INSTRUCTION —
Working from the top of the listing below, retype each line through the line containing "from matplotlib.transforms import", both included, with no pictures.

-----

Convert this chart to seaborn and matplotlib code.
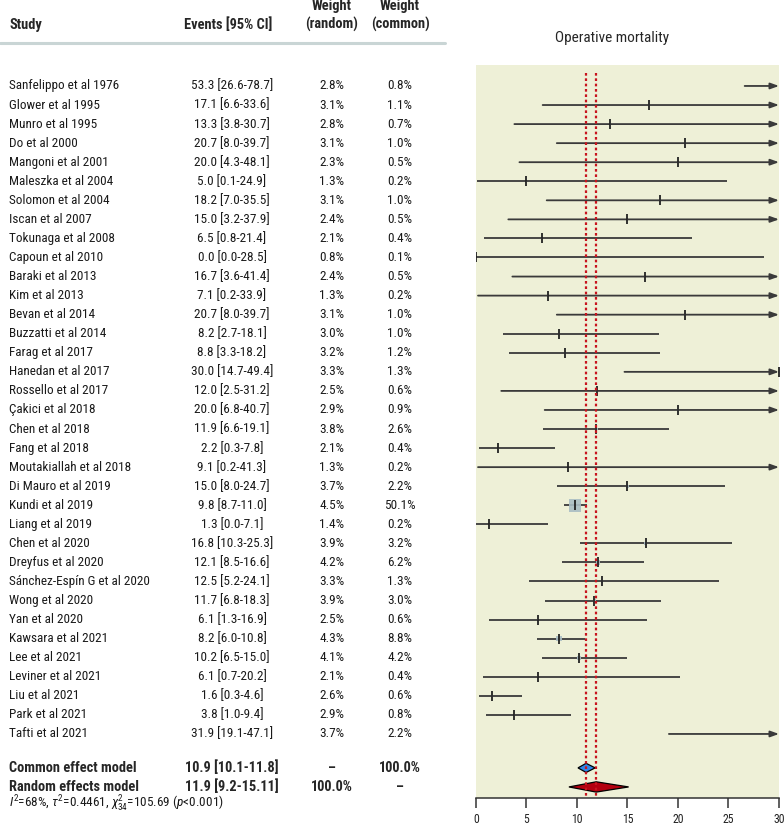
import matplotlib.pyplot as plt
import numpy as np
import pandas as pd
import seaborn as sns
from matplotlib.transforms import blended_transform_factory

studies = ['Sanfelippo et al 1976', 'Glower et al 1995', 'Munro et al 1995', 'Do et al 2000',
           'Mangoni et al 2001', 'Maleszka et al 2004', 'Solomon et al 2004', 'Iscan et al 2007',
           'Tokunaga et al 2008', 'Capoun et al 2010', 'Baraki et al 2013', 'Kim et al 2013',
           'Bevan et al 2014', 'Buzzatti et al 2014', 'Farag et al 2017', 'Hanedan et al 2017',
           'Rossello et al 2017', 'Çakici et al 2018', 'Chen et al 2018', 'Fang et al 2018',
           'Moutakiallah et al 2018', 'Di Mauro et al 2019', 'Kundi et al 2019', 'Liang et al 2019',
           'Chen et al 2020', 'Dreyfus et al 2020', 'Sánchez-Espín G et al 2020', 'Wong et al 2020',
           'Yan et al 2020', 'Kawsara et al 2021', 'Lee et al 2021', 'Leviner et al 2021',
           'Liu et al 2021', 'Park et al 2021', 'Tafti et al 2021']
est = [53.3, 17.1, 13.3, 20.7, 20.0, 5.0, 18.2, 15.0, 6.5, 0.0, 16.7, 7.1, 20.7, 8.2, 8.8, 30.0,
       12.0, 20.0, 11.9, 2.2, 9.1, 15.0, 9.8, 1.3, 16.8, 12.1, 12.5, 11.7, 6.1, 8.2, 10.2, 6.1,
       1.6, 3.8, 31.9]
lo = [26.6, 6.6, 3.8, 8.0, 4.3, 0.1, 7.0, 3.2, 0.8, 0.0, 3.6, 0.2, 8.0, 2.7, 3.3, 14.7,
      2.5, 6.8, 6.6, 0.3, 0.2, 8.0, 8.7, 0.0, 10.3, 8.5, 5.2, 6.8, 1.3, 6.0, 6.5, 0.7,
      0.3, 1.0, 19.1]
hi = [78.7, 33.6, 30.7, 39.7, 48.1, 24.9, 35.5, 37.9, 21.4, 28.5, 41.4, 33.9, 39.7, 18.1, 18.2, 49.4,
      31.2, 40.7, 19.1, 7.8, 41.3, 24.7, 11.0, 7.1, 25.3, 16.6, 24.1, 18.3, 16.9, 10.8, 15.0, 20.2,
      4.6, 9.4, 47.1]
w_random = [2.8, 3.1, 2.8, 3.1, 2.3, 1.3, 3.1, 2.4, 2.1, 0.8, 2.4, 1.3, 3.1, 3.0, 3.2, 3.3,
            2.5, 2.9, 3.8, 2.1, 1.3, 3.7, 4.5, 1.4, 3.9, 4.2, 3.3, 3.9, 2.5, 4.3, 4.1, 2.1,
            2.6, 2.9, 3.7]
w_common = [0.8, 1.1, 0.7, 1.0, 0.5, 0.2, 1.0, 0.5, 0.4, 0.1, 0.5, 0.2, 1.0, 1.0, 1.2, 1.3,
            0.6, 0.9, 2.6, 0.4, 0.2, 2.2, 50.1, 0.2, 3.2, 6.2, 1.3, 3.0, 0.6, 8.8, 4.2, 0.4,
            0.6, 0.8, 2.2]

summary_names = ['Common effect model', 'Random effects model']
summary_est = [10.9, 11.9]
summary_lo = [10.1, 9.2]
summary_hi = [11.8, 15.11]
summary_labels = ['10.9 [10.1-11.8]', '11.9 [9.2-15.11]']
summary_wr = ['–', '100.0%']
summary_wc = ['100.0%', '–']

df = pd.DataFrame({'study': studies, 'est': est, 'lo': lo, 'hi': hi,
                   'w_random': w_random, 'w_common': w_common})
df['row'] = np.arange(len(df))

sns.set_style('white')
plt.rcParams['font.family'] = ['Roboto Condensed', 'DejaVu Sans']
plt.rcParams['mathtext.fontset'] = 'custom'
plt.rcParams['mathtext.rm'] = 'Roboto Condensed'
plt.rcParams['mathtext.it'] = 'Roboto Condensed:italic'

W, H = 784, 826
fig = plt.figure(figsize=(W / 100, H / 100), dpi=100)
ax = fig.add_axes([476 / W, 1 - 798 / H, (779 - 476) / W, (798 - 65) / H])
ax.set_facecolor('#eef0d7')

xmax = 30
line_c = '#3a3a3a'

# CI lines (arrows where the interval runs past the axis)
for _, r in df.iterrows():
    if r['hi'] > xmax:
        ax.annotate('', xy=(xmax, r['row']), xytext=(r['lo'], r['row']),
                    arrowprops=dict(arrowstyle='-|>,head_length=0.5,head_width=0.18',
                                    color=line_c, lw=1.3, shrinkA=0, shrinkB=0))
    else:
        ax.hlines(r['row'], r['lo'], r['hi'], color=line_c, lw=1.3)

# weight squares (area ~ common weight)
k = 1.7
sns.scatterplot(data=df, x='est', y='row', size='w_common',
                sizes=(k * df['w_common'].min(), k * df['w_common'].max()),
                size_norm=(df['w_common'].min(), df['w_common'].max()),
                marker='s', color='#aabdc4', edgecolor='none', alpha=0.9,
                legend=False, ax=ax, zorder=3)
ax.plot(df['est'], df['row'], marker='|', ls='none', ms=7, mew=1.3, color='#222222', zorder=4)

# summary diamonds
n = len(df)
sum_rows = [n + 0.78, n + 1.78]
diamond_colors = ['#2f86e8', '#b3000f']
half_h = [0.24, 0.27]
for i in range(2):
    y = sum_rows[i]
    ax.fill([summary_lo[i], summary_est[i], summary_hi[i], summary_est[i]],
            [y, y - half_h[i], y, y + half_h[i]],
            facecolor=diamond_colors[i], edgecolor='black', lw=0.9, zorder=5)

# dotted reference lines
for v in summary_est:
    ax.vlines(v, -0.68, 37.36, color='#c8141e', lw=1.6, ls=(0, (1.2, 1.2)), zorder=6)

ax.set_xlim(0, xmax)
ax.set_ylim(37.36, -1.1)
ax.set_xticks(np.arange(0, 31, 5))
ax.set_yticks([])
ax.set_xlabel('')
ax.set_ylabel('')
for s in ['top', 'left', 'right']:
    ax.spines[s].set_visible(False)
ax.spines['bottom'].set_color('#333333')
ax.spines['bottom'].set_linewidth(1.1)
ax.tick_params(axis='x', direction='out', length=7, width=1.1, color='#333333',
               labelsize=8.5, pad=3.5, bottom=True, labelcolor='#222222')

# table text
tr = blended_transform_factory(fig.transFigure, ax.transData)
fs = 9.5
fb = 10.4
tc = '#1a1a1a'
for _, r in df.iterrows():
    y = r['row']
    fig.text(9 / W, y, r['study'], transform=tr, ha='left', va='center', fontsize=fs, color=tc)
    fig.text(232 / W, y, f"{r['est']:.1f} [{r['lo']:.1f}-{r['hi']:.1f}]", transform=tr,
             ha='center', va='center', fontsize=fs, color=tc)
    fig.text(332 / W, y, f"{r['w_random']:.1f}%", transform=tr, ha='center', va='center',
             fontsize=fs, color=tc)
    fig.text(400 / W, y, f"{r['w_common']:.1f}%", transform=tr, ha='center', va='center',
             fontsize=fs, color=tc)

for i in range(2):
    y = sum_rows[i]
    fig.text(9 / W, y, summary_names[i], transform=tr, ha='left', va='center', fontsize=fb, weight='bold')
    fig.text(232 / W, y, summary_labels[i], transform=tr, ha='center', va='center', fontsize=fb, weight='bold')
    fig.text(332 / W, y, summary_wr[i], transform=tr, ha='center', va='center', fontsize=fb, weight='bold')
    fig.text(400 / W, y, summary_wc[i], transform=tr, ha='center', va='center', fontsize=fb, weight='bold')

fig.text(9 / W, 37.68, r'$I^2$=68%, $\tau^2$=0.4461, $\chi^2_{34}$=105.69 ($p$<0.001)',
         transform=tr, ha='left', va='center', fontsize=fs, color=tc)

# header
hdr_y = -3.2
fig.text(9 / W, hdr_y, 'Study', transform=tr, ha='left', va='center', fontsize=fb, weight='bold')
fig.text(228 / W, hdr_y, 'Events [95% CI]', transform=tr, ha='center', va='center', fontsize=fb, weight='bold')
fig.text(332 / W, hdr_y - 1.0, 'Weight', transform=tr, ha='center', va='center', fontsize=fb, weight='bold')
fig.text(332 / W, hdr_y, '(random)', transform=tr, ha='center', va='center', fontsize=fb, weight='bold')
fig.text(400 / W, hdr_y - 1.0, 'Weight', transform=tr, ha='center', va='center', fontsize=fb, weight='bold')
fig.text(400 / W, hdr_y, '(common)', transform=tr, ha='center', va='center', fontsize=fb, weight='bold')
fig.add_artist(plt.Line2D([0, 445 / W], [-2.26, -2.26], transform=tr, color='#c9d5d5', lw=2.2))
fig.text(612 / W, -2.52, 'Operative mortality', transform=tr, ha='center', va='center', fontsize=11)

fig.savefig('out.png', dpi=100)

-----

WRITTEN ANSWER —
Convert this chart to seaborn and matplotlib code.
import matplotlib.pyplot as plt
import numpy as np
import pandas as pd
import seaborn as sns
from matplotlib.transforms import blended_transform_factory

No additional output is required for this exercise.